Bantumilli is a village in the Krishna district of the Indian state of Andhra Pradesh. It is the mandal headquarters of Bantumilli mandal of Machilipatnam revenue division. It is well connected by road. It is located at 28 km from Machilipatnam, 50 km from Bhimavaram, 34 km from Gudivada, and 55 km from Narasapuram.

== Transportation ==

=== Public Transportation ===
Bantumilli has an extensive bus network operated by APSRTC. Bantumilli also has a Bus stand with Major Bus Routes to Machilipatnam, Gudivada, Narasapuram, Palakollu, Vijayawada, Kakinada, Amalapuram, Visakhapatnam, Bhimavaram, Avanigadda, Nagayalanka and more bus services to local villages.

APSRTC Will Also Run Special Bus Services On This Route Like Every Saturday Special Bus Service To Vadapalli - Venkateswara Swamy Temple Etc.

Private buses also run to Bangalore, Tirupati, Hyderabad, Visakhapatnam, and other Towns/Cities.

=== Roads and Highways ===
Bantumilli has NH-216 Highway connecting to Coastal Andhra Pradesh Towns and Cities, plus several state roads to some Towns/Villages.

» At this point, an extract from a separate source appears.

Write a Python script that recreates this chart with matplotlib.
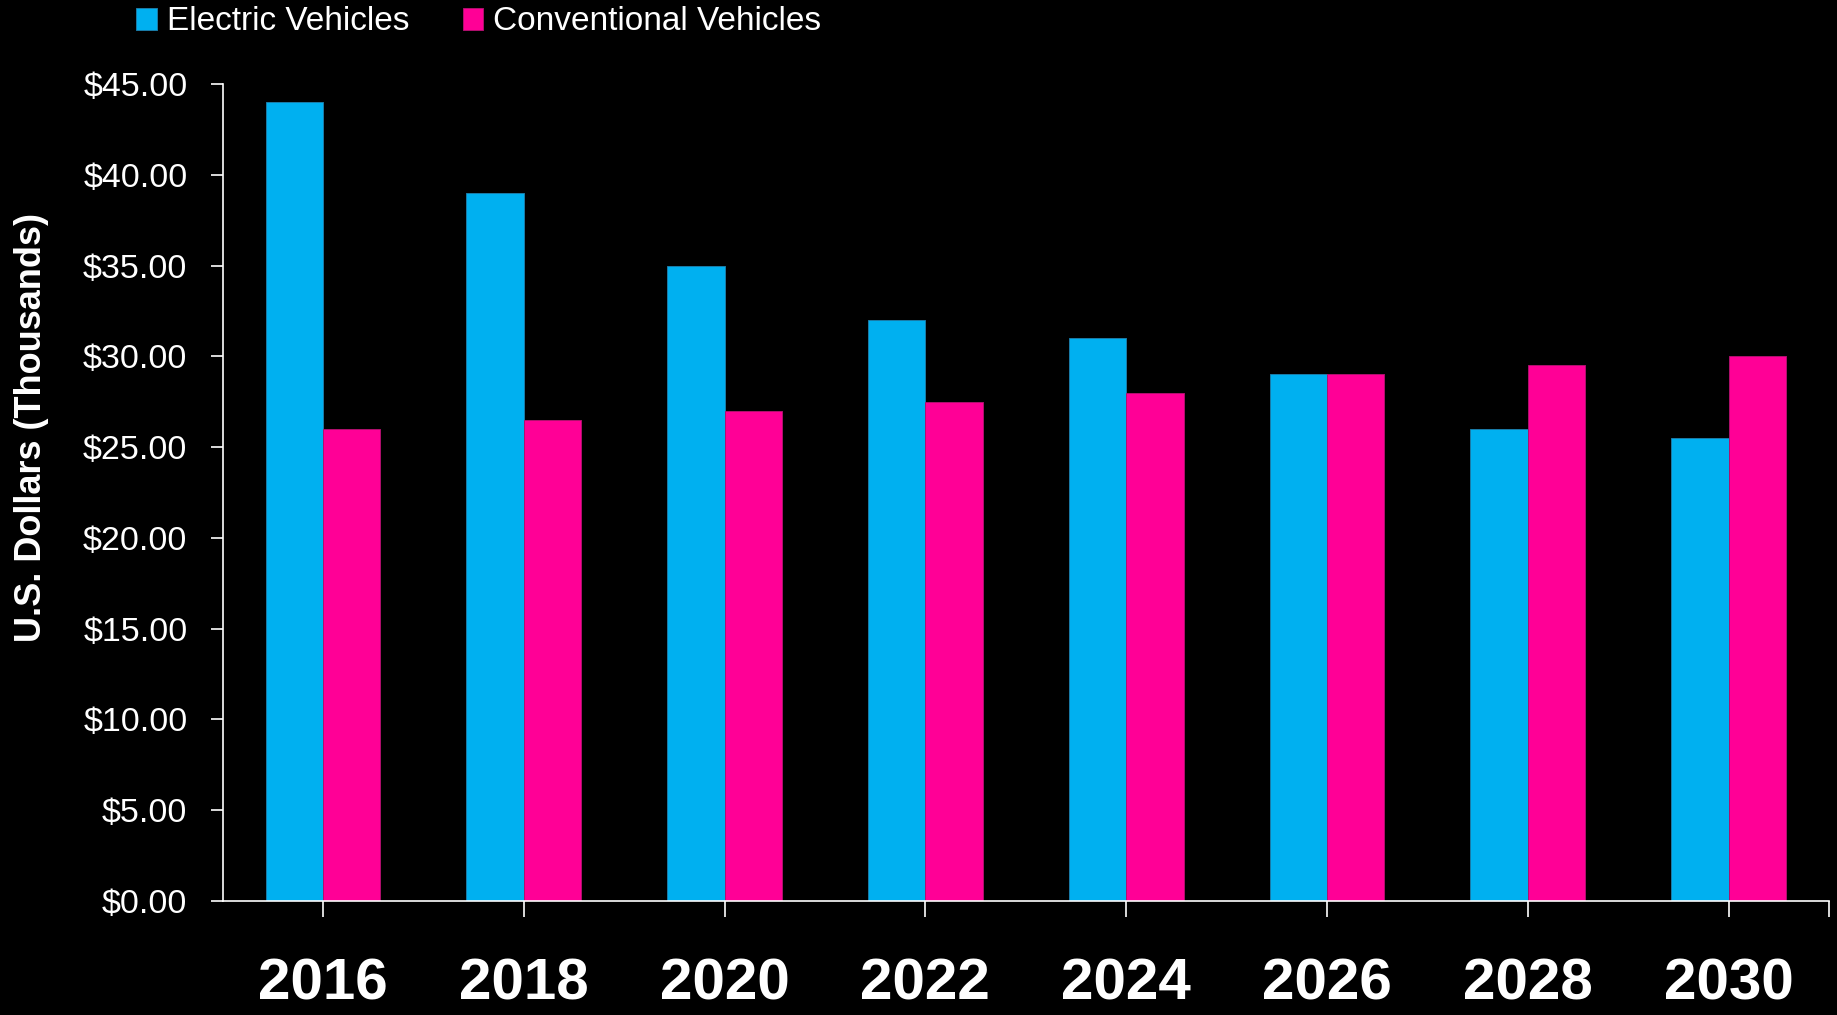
import matplotlib.pyplot as plt
import numpy as np

# 车辆价格数据（千美元）
years = ['2016', '2018', '2020', '2022', '2024', '2026', '2028', '2030']
electric = [44.0, 39.0, 35.0, 32.0, 31.0, 29.0, 26.0, 25.5]
conventional = [26.0, 26.5, 27.0, 27.5, 28.0, 29.0, 29.5, 30.0]
series_names = ['Electric Vehicles', 'Conventional Vehicles']
y_ticks = np.arange(0, 50, 5)

plt.rcParams['font.family'] = ['Liberation Sans', 'DejaVu Sans']

fig = plt.figure(figsize=(18.37, 10.15), dpi=100, facecolor='black')
ax = fig.add_axes([222.6 / 1837, 114 / 1015, (1829 - 222.6) / 1837, (901 - 84) / 1015])
ax.set_facecolor('black')

x = np.arange(len(years))
w = 0.286
ax.bar(x - w / 2, electric, w, color='#00B0F0', edgecolor='#1A7CA8', linewidth=0.7,
       label=series_names[0])
ax.bar(x + w / 2, conventional, w, color='#FF0096', edgecolor='#B0106E', linewidth=0.7,
       label=series_names[1])

ax.set_xlim(-0.5, 7.5)
ax.set_ylim(0, 45)
ax.set_yticks(y_ticks)
ax.set_yticklabels(['${:.2f}'.format(v) for v in y_ticks])
ax.set_xticks(x)
ax.set_xticklabels(years)
ax.set_xticks([7.5], minor=True)

for s in ['top', 'right']:
    ax.spines[s].set_visible(False)
for s in ['left', 'bottom']:
    ax.spines[s].set_color('white')
    ax.spines[s].set_linewidth(1.2)

ax.tick_params(axis='y', colors='white', labelsize=24.5, length=8.3, width=1.2, pad=17)
ax.tick_params(axis='x', which='both', colors='white', length=11.5, width=1.2)
ax.tick_params(axis='x', which='major', labelsize=42, pad=29)
for lbl in ax.get_xticklabels():
    lbl.set_fontweight('bold')

fig.text(32 / 1837, 1 - 428 / 1015, 'U.S. Dollars (Thousands)', rotation=90,
         ha='center', va='center', color='white', fontsize=26, fontweight='bold')

leg = fig.legend(loc='center left', bbox_to_anchor=(136 / 1837, 1 - 22 / 1015),
                 ncol=2, frameon=False, fontsize=24, handlelength=0.62, handleheight=0.62,
                 handletextpad=0.3, columnspacing=1.6, borderpad=0, borderaxespad=0)
for t in leg.get_texts():
    t.set_color('white')

fig.savefig('out.png', dpi=100, facecolor='black')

Bantumilli Town Has Small Wide Roads In Inner Of The Town If You Go On Busy Hours You Will Stuck In Traffic If It Will Clear Easyily But Sometimes It Will Take Upto 15+Minutes

== Demographics ==

As of 2011 census, the village had a population of 6,867 with 1,922 households. The total population constitute 3,411 males and 3,456 females, a sex ratio of 1019 females per 1000 males. 673 children are in the age group of 0–6 years, of which 338 are boys and 335 are girls. The average literacy rate stands at 79.17% with 10,001 literates, significantly higher than the state average of 67.41%.